As metas de redução tem que ser dos países desenvolvidos. Mas o compromisso dos países em desenvolvimento deve ser sempre buscar formas de crescer que sejam mais sustentáveis. Eu acho que o Brasil nessa conferência colocou isso, ele não nega o fato de que ele precisa crescer de uma forma mais sustentável. Eu acho que também ficou uma posição clara, principalmente do Brasil, de dizer que a gente não se furta de fazer isso de uma forma que possa ser verificada, que possa ser comprovada. Porque eu acho que um dos principais problemas quando você fala de compromissos voluntários ou de ações voluntárias é que ninguém sabe muito ao certo qual é o valor, quanto foi reduzido.
Como foi a participação do Brasil no encontro?
Eu acho que foi positiva. O Brasil sempre, nas negociações teve buscando criar condições para que a negociação avançasse. Eu acho que nessas negociações internacionais tem nações que tentam claramente retardar ou bloquear o processo, como foi o caso dos Estados Unidos, e tem países que buscam uma solução de consenso, buscam achar uma solução para o impasse da negociação. E no caso do Brasil, eu percebi que em várias ocasiões o Brasil procurou ter esse papel de estabelecer o consenso. Mas também sem exagerar e abrir concessões diversas, porque algumas posições precisam que ser mantidas a qualquer custo.
Como avalias o Protocolo de Kyoto até o momento?
É um protocolo que tem várias vantagens, vários pontos positivos, mas também tem vários pontos negativos.

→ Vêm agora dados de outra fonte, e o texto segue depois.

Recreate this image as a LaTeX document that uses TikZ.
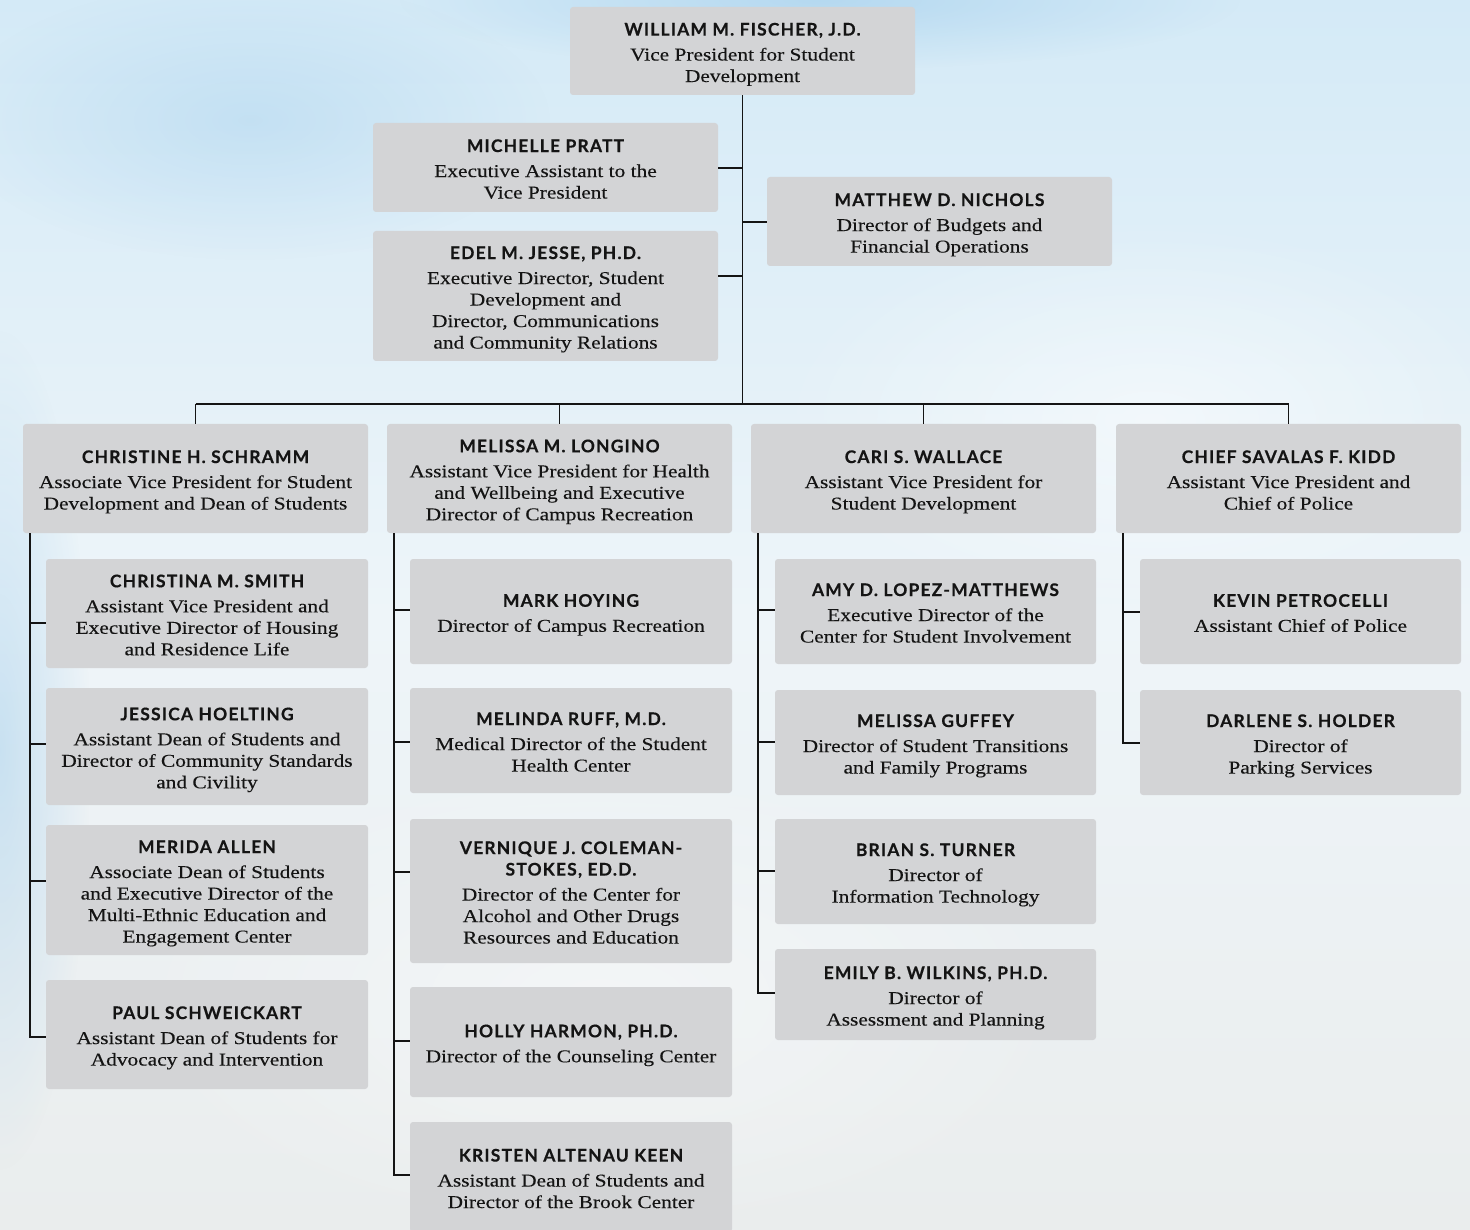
\documentclass[tikz,border=0pt]{standalone}
\usepackage{fontspec}
\setmainfont{Liberation Serif}[FakeStretch=1.18,FakeBold=0.25]
\newfontfamily\namefont{Lato}[LetterSpace=7,FakeBold=0.5]
\usetikzlibrary{fadings}
\definecolor{boxgray}{HTML}{D3D4D6}
\definecolor{ink}{HTML}{141414}
\definecolor{skytop}{HTML}{D4EAF7}
\definecolor{skymid}{HTML}{EEF5F9}
\definecolor{skybot}{HTML}{EAEDED}
\definecolor{skyblue}{HTML}{9CCBEB}
\tikzfading[name=softedge, inner color=transparent!0, outer color=transparent!100]
\tikzset{
  box/.style={fill=boxgray, rounded corners=3pt, inner sep=0pt,
    text=ink, font=\fontsize{18.1}{21.5}\selectfont},
  conn/.style={draw=ink, line width=1.8pt},
  blob/.style={path fading=softedge},
}
\newcommand{\nm}[1]{{\namefont\bfseries\fontsize{17.4}{21.5}\selectfont #1}\\[3.5pt]}
\newcommand{\nmm}[1]{{\namefont\bfseries\fontsize{17.4}{21.5}\selectfont #1}\\}
\newcommand{\orgbox}[6]{\node[box, minimum width={#4-#2}, minimum height={#5-#3}] (#1) at ({(#2+#4)/2},{(#3+#5)/2})
  {\raisebox{-3.5pt}[\height][\depth]{\begin{tabular}{@{}c@{}}#6\end{tabular}}};}
\begin{document}
\begin{tikzpicture}[x=1pt,y=-1pt]
% background sky
\fill[top color=skytop, bottom color=skybot, middle color=skymid] (0,0) rectangle (1470,1230);
\useasboundingbox (0,0) rectangle (1470,1230);
\fill[skyblue, opacity=0.55, blob] (820,0) ellipse (420 and 70);
\fill[skyblue, opacity=0.35, blob] (250,120) ellipse (300 and 140);
\fill[skyblue, opacity=0.45, blob] (0,750) ellipse (90 and 420);
\fill[white, opacity=0.5, blob] (1150,420) ellipse (380 and 200);
\fill[white, opacity=0.4, blob] (600,1000) ellipse (500 and 250);

% level 0 / staff
\orgbox{fischer}{570}{7}{915}{95}{\nm{WILLIAM M. FISCHER, J.D.}Vice President for Student\\Development}
\orgbox{pratt}{373}{123}{718}{212}{\nm{MICHELLE PRATT}Executive Assistant to the\\Vice President}
\orgbox{jesse}{373}{231}{718}{361}{\nm{EDEL M. JESSE, PH.D.}Executive Director, Student\\Development and\\Director, Communications\\and Community Relations}
\orgbox{nichols}{767}{177}{1112}{266}{\nm{MATTHEW D. NICHOLS}Director of Budgets and\\Financial Operations}

% level 1
\orgbox{schramm}{23}{424}{368}{533}{\nm{CHRISTINE H. SCHRAMM}Associate Vice President for Student\\Development and Dean of Students}
\orgbox{longino}{387}{424}{732}{533}{\nm{MELISSA M. LONGINO}Assistant Vice President for Health\\and Wellbeing and Executive\\Director of Campus Recreation}
\orgbox{wallace}{751}{424}{1096}{533}{\nm{CARI S. WALLACE}Assistant Vice President for\\Student Development}
\orgbox{kidd}{1116}{424}{1461}{533}{\nm{CHIEF SAVALAS F. KIDD}Assistant Vice President and\\Chief of Police}

% column 1
\orgbox{smith}{46}{559}{368}{668}{\nm{CHRISTINA M. SMITH}Assistant Vice President and\\Executive Director of Housing\\and Residence Life}
\orgbox{hoelting}{46}{688}{368}{805}{\nm{JESSICA HOELTING}Assistant Dean of Students and\\Director of Community Standards\\and Civility}
\orgbox{allen}{46}{825}{368}{955}{\nm{MERIDA ALLEN}Associate Dean of Students\\and Executive Director of the\\Multi-Ethnic Education and\\Engagement Center}
\orgbox{schweickart}{46}{980}{368}{1089}{\nm{PAUL SCHWEICKART}Assistant Dean of Students for\\Advocacy and Intervention}

% column 2
\orgbox{hoying}{410}{559}{732}{664}{\nm{MARK HOYING}Director of Campus Recreation}
\orgbox{ruff}{410}{688}{732}{793}{\nm{MELINDA RUFF, M.D.}Medical Director of the Student\\Health Center}
\orgbox{coleman}{410}{819}{732}{963}{\nmm{VERNIQUE J. COLEMAN-}\nm{STOKES, ED.D.}Director of the Center for\\Alcohol and Other Drugs\\Resources and Education}
\orgbox{harmon}{410}{987}{732}{1097}{\nm{HOLLY HARMON, PH.D.}Director of the Counseling Center}
\orgbox{keen}{410}{1122}{732}{1232}{\nm{KRISTEN ALTENAU KEEN}Assistant Dean of Students and\\Director of the Brook Center}

% column 3
\orgbox{lopez}{775}{559}{1096}{664}{\nm{AMY D. LOPEZ-MATTHEWS}Executive Director of the\\Center for Student Involvement}
\orgbox{guffey}{775}{690}{1096}{795}{\nm{MELISSA GUFFEY}Director of Student Transitions\\and Family Programs}
\orgbox{turner}{775}{819}{1096}{924}{\nm{BRIAN S. TURNER}Director of\\Information Technology}
\orgbox{wilkins}{775}{949}{1096}{1040}{\nm{EMILY B. WILKINS, PH.D.}Director of\\Assessment and Planning}

% column 4
\orgbox{petrocelli}{1140}{559}{1461}{664}{\nm{KEVIN PETROCELLI}Assistant Chief of Police}
\orgbox{holder}{1140}{690}{1461}{795}{\nm{DARLENE S. HOLDER}Director of\\Parking Services}

% connectors: trunk and staff
\coordinate (bus) at (742,404);
\draw[conn] (fischer.south) -- (fischer.south |- bus);
\coordinate (ps) at (742,168);
\coordinate (js) at (742,276);
\coordinate (ns) at (742,222);
\draw[conn] (ps) -- (pratt.east |- ps);
\draw[conn] (js) -- (jesse.east |- js);
\draw[conn] (ns) -- (nichols.west |- ns);
% bus
\draw[conn] (schramm.north |- bus) -- (kidd.north |- bus);
\foreach \n in {schramm,longino,wallace,kidd}{\draw[conn] (\n.north |- bus) -- (\n.north);}

% column verticals
\coordinate (c1) at (30,1037);
\draw[conn] (schramm.south -| c1) |- (schweickart.west |- c1);
\foreach \n/\y in {smith/623,hoelting/744,allen/881}{\coordinate (tmp) at (30,\y); \draw[conn] (tmp) -- (\n.west |- tmp);}

\coordinate (c2) at (394,1175);
\draw[conn] (longino.south -| c2) |- (keen.west |- c2);
\foreach \n/\y in {hoying/610,ruff/742,coleman/872,harmon/1041}{\coordinate (tmp) at (394,\y); \draw[conn] (tmp) -- (\n.west |- tmp);}

\coordinate (c3) at (758,993);
\draw[conn] (wallace.south -| c3) |- (wilkins.west |- c3);
\foreach \n/\y in {lopez/610,guffey/742,turner/871}{\coordinate (tmp) at (758,\y); \draw[conn] (tmp) -- (\n.west |- tmp);}

\coordinate (c4) at (1123,743);
\draw[conn] (kidd.south -| c4) |- (holder.west |- c4);
\coordinate (tmp) at (1123,612); \draw[conn] (tmp) -- (petrocelli.west |- tmp);
\end{tikzpicture}
\end{document}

Os países, infelizmente, não estão conseguindo cumprir as metas, vários países estão acima das metas de redução estabelecidas pelo Protocolo. Então é um Protocolo que, como primeiro passo, pelo menos nesse primeiro período de compromisso, é válido, mas ele não pode ficar só nisso. Tem que ter as novas metas de redução, metas maiores. E a gente tem que sempre buscar formas de aprimorar o processo. Então está se falando da revisão do Protocolo, o que eu acho importante e sempre deve ser feito, mas sempre com o intuito de melhorar. E não, como muitas vezes a gente escuta, as pessoas dizendo “o substitutivo” ou o “Protocolo seguinte”. Não vejo a necessidade de você ter um novo Protocolo. Acho que você pode trabalhar em cima do Protocolo de Kyoto, mas sempre aprimorando ele.
De que forma é possível amenizar os impactos do efeito estufa?
Tem que ter metas maiores para os países desenvolvidos. Isso é óbvio, não tem como você resolver esse problema se os países desenvolvidos não assumirem metas maiores de redução. E os países em desenvolvimento também tem que buscar sempre uma forma de crescimento que seja mais sustentável. Então, de um lado, aqueles países que já são desenvolvidos, que já tem um
determinado bem-estar sócio-econômico, vão ter que reduzir suas emissões. E aqueles países que ainda não atingiram esse bem-estar sócio-econômico, não vão poder seguir o mesmo caminho que os países desenvolvidos seguiram. Tem que ter esse esforço de ambos os lados.
Conversamos com o pesquisador da USP Marcelo Rocha sobre os resultados da Conferência de Bali e sobre as perspectivas no combate ao aquecimento global.